▶ GIVEN TASK
Give the data below again exactly as it stands. Omit the pictures.

▶ MATERIAL PROVIDED
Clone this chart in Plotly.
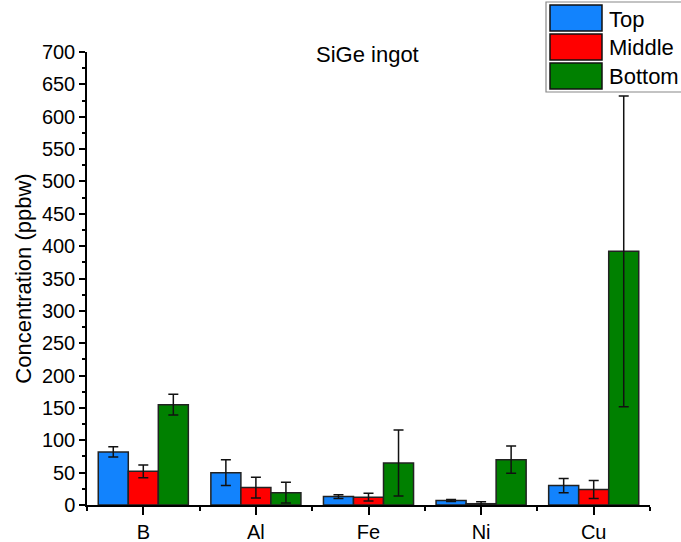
import plotly.graph_objects as go

# Impurity concentrations (ppbw) along the SiGe ingot
elements = ["B", "Al", "Fe", "Ni", "Cu"]
top_vals = [82, 50, 13, 7, 30]
top_err = [8, 20, 3, 1.5, 11]
middle_vals = [52, 27, 12, 2, 24]
middle_err = [10, 16, 6, 3, 14]
bottom_vals = [155, 19, 65, 70, 392]
bottom_err = [16, 16, 51, 21, 240]

series = [
    ("Top", top_vals, top_err, "#1283FD"),
    ("Middle", middle_vals, middle_err, "#FF0000"),
    ("Bottom", bottom_vals, bottom_err, "#008000"),
]

FONT = "Liberation Sans, Arial, sans-serif"
xpos = list(range(len(elements)))

fig = go.Figure()
for name, vals, errs, color in series:
    fig.add_trace(go.Bar(
        x=xpos, y=vals, name=name,
        marker=dict(color=color, line=dict(color="#222222", width=1.5)),
        error_y=dict(type="data", array=errs, visible=True,
                     color="#111111", thickness=1.5, width=5),
        showlegend=False,
    ))

# Boxed legend with large swatches in the upper-right corner
fig.add_shape(type="rect", xref="paper", yref="paper",
              x0=(546 - 87) / 563, x1=(700 - 87) / 563,
              y0=(505 - 92) / 453, y1=(505 - 2) / 453,
              line=dict(color="#888888", width=1.2), fillcolor="white",
              layer="above")
row_tops = [5, 34, 63]
for (name, _, _, color), rt in zip(series, row_tops):
    fig.add_shape(type="rect", xref="paper", yref="paper",
                  x0=(550 - 87) / 563, x1=(602 - 87) / 563,
                  y0=(505 - (rt + 26)) / 453, y1=(505 - rt) / 453,
                  line=dict(color="#111111", width=1.5), fillcolor=color,
                  layer="above")
    fig.add_annotation(xref="paper", yref="paper",
                       x=(607 - 87) / 563, y=(505 - (rt + 14)) / 453,
                       text=name, showarrow=False, xanchor="left",
                       yanchor="middle",
                       font=dict(family=FONT, size=22, color="black"))

fig.add_annotation(xref="paper", yref="paper",
                   x=(367 - 87) / 563, y=(505 - 54) / 453,
                   text="SiGe ingot", showarrow=False,
                   xanchor="center", yanchor="middle",
                   font=dict(family=FONT, size=22, color="black"))

fig.update_layout(
    width=681, height=542,
    margin=dict(l=87, r=31, t=52, b=37),
    paper_bgcolor="white", plot_bgcolor="white",
    barmode="group", bargap=0.2, bargroupgap=0,
    font=dict(family=FONT, color="black"),
)
fig.update_xaxes(
    range=[-0.5, len(elements) - 0.5], automargin=False,
    tickmode="array", tickvals=xpos, ticktext=elements,
    showline=True, linecolor="black", linewidth=1.5,
    ticks="outside", ticklen=8, tickwidth=1.5, tickcolor="black",
    minor=dict(tickmode="linear", tick0=0.5, dtick=1, ticks="outside",
               ticklen=4, tickwidth=1.5, tickcolor="black"),
    showgrid=False, zeroline=False,
    tickfont=dict(family=FONT, size=20, color="black"),
)
fig.update_yaxes(
    range=[0, 700], tick0=0, dtick=50, automargin=False,
    showline=True, linecolor="black", linewidth=1.5,
    ticks="outside", ticklen=6, tickwidth=1.5, tickcolor="black",
    minor=dict(tick0=0, dtick=25, ticks="outside", ticklen=3,
               tickwidth=1.5, tickcolor="black"),
    showgrid=False, zeroline=False,
    tickfont=dict(family=FONT, size=20, color="black"),
    title=dict(text="Concentration (ppbw)", standoff=4,
               font=dict(family=FONT, size=22, color="black")),
)

fig.write_html("out.html")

▶ WRITTEN RESPONSE
Clone this chart in Plotly.
import plotly.graph_objects as go

# Impurity concentrations (ppbw) along the SiGe ingot
elements = ["B", "Al", "Fe", "Ni", "Cu"]
top_vals = [82, 50, 13, 7, 30]
top_err = [8, 20, 3, 1.5, 11]
middle_vals = [52, 27, 12, 2, 24]
middle_err = [10, 16, 6, 3, 14]
bottom_vals = [155, 19, 65, 70, 392]
bottom_err = [16, 16, 51, 21, 240]

series = [
    ("Top", top_vals, top_err, "#1283FD"),
    ("Middle", middle_vals, middle_err, "#FF0000"),
    ("Bottom", bottom_vals, bottom_err, "#008000"),
]

FONT = "Liberation Sans, Arial, sans-serif"
xpos = list(range(len(elements)))

fig = go.Figure()
for name, vals, errs, color in series:
    fig.add_trace(go.Bar(
        x=xpos, y=vals, name=name,
        marker=dict(color=color, line=dict(color="#222222", width=1.5)),
        error_y=dict(type="data", array=errs, visible=True,
                     color="#111111", thickness=1.5, width=5),
        showlegend=False,
    ))

# Boxed legend with large swatches in the upper-right corner
fig.add_shape(type="rect", xref="paper", yref="paper",
              x0=(546 - 87) / 563, x1=(700 - 87) / 563,
              y0=(505 - 92) / 453, y1=(505 - 2) / 453,
              line=dict(color="#888888", width=1.2), fillcolor="white",
              layer="above")
row_tops = [5, 34, 63]
for (name, _, _, color), rt in zip(series, row_tops):
    fig.add_shape(type="rect", xref="paper", yref="paper",
                  x0=(550 - 87) / 563, x1=(602 - 87) / 563,
                  y0=(505 - (rt + 26)) / 453, y1=(505 - rt) / 453,
                  line=dict(color="#111111", width=1.5), fillcolor=color,
                  layer="above")
    fig.add_annotation(xref="paper", yref="paper",
                       x=(607 - 87) / 563, y=(505 - (rt + 14)) / 453,
                       text=name, showarrow=False, xanchor="left",
                       yanchor="middle",
                       font=dict(family=FONT, size=22, color="black"))

fig.add_annotation(xref="paper", yref="paper",
                   x=(367 - 87) / 563, y=(505 - 54) / 453,
                   text="SiGe ingot", showarrow=False,
                   xanchor="center", yanchor="middle",
                   font=dict(family=FONT, size=22, color="black"))

fig.update_layout(
    width=681, height=542,
    margin=dict(l=87, r=31, t=52, b=37),
    paper_bgcolor="white", plot_bgcolor="white",
    barmode="group", bargap=0.2, bargroupgap=0,
    font=dict(family=FONT, color="black"),
)
fig.update_xaxes(
    range=[-0.5, len(elements) - 0.5], automargin=False,
    tickmode="array", tickvals=xpos, ticktext=elements,
    showline=True, linecolor="black", linewidth=1.5,
    ticks="outside", ticklen=8, tickwidth=1.5, tickcolor="black",
    minor=dict(tickmode="linear", tick0=0.5, dtick=1, ticks="outside",
               ticklen=4, tickwidth=1.5, tickcolor="black"),
    showgrid=False, zeroline=False,
    tickfont=dict(family=FONT, size=20, color="black"),
)
fig.update_yaxes(
    range=[0, 700], tick0=0, dtick=50, automargin=False,
    showline=True, linecolor="black", linewidth=1.5,
    ticks="outside", ticklen=6, tickwidth=1.5, tickcolor="black",
    minor=dict(tick0=0, dtick=25, ticks="outside", ticklen=3,
               tickwidth=1.5, tickcolor="black"),
    showgrid=False, zeroline=False,
    tickfont=dict(family=FONT, size=20, color="black"),
    title=dict(text="Concentration (ppbw)", standoff=4,
               font=dict(family=FONT, size=22, color="black")),
)

fig.write_html("out.html")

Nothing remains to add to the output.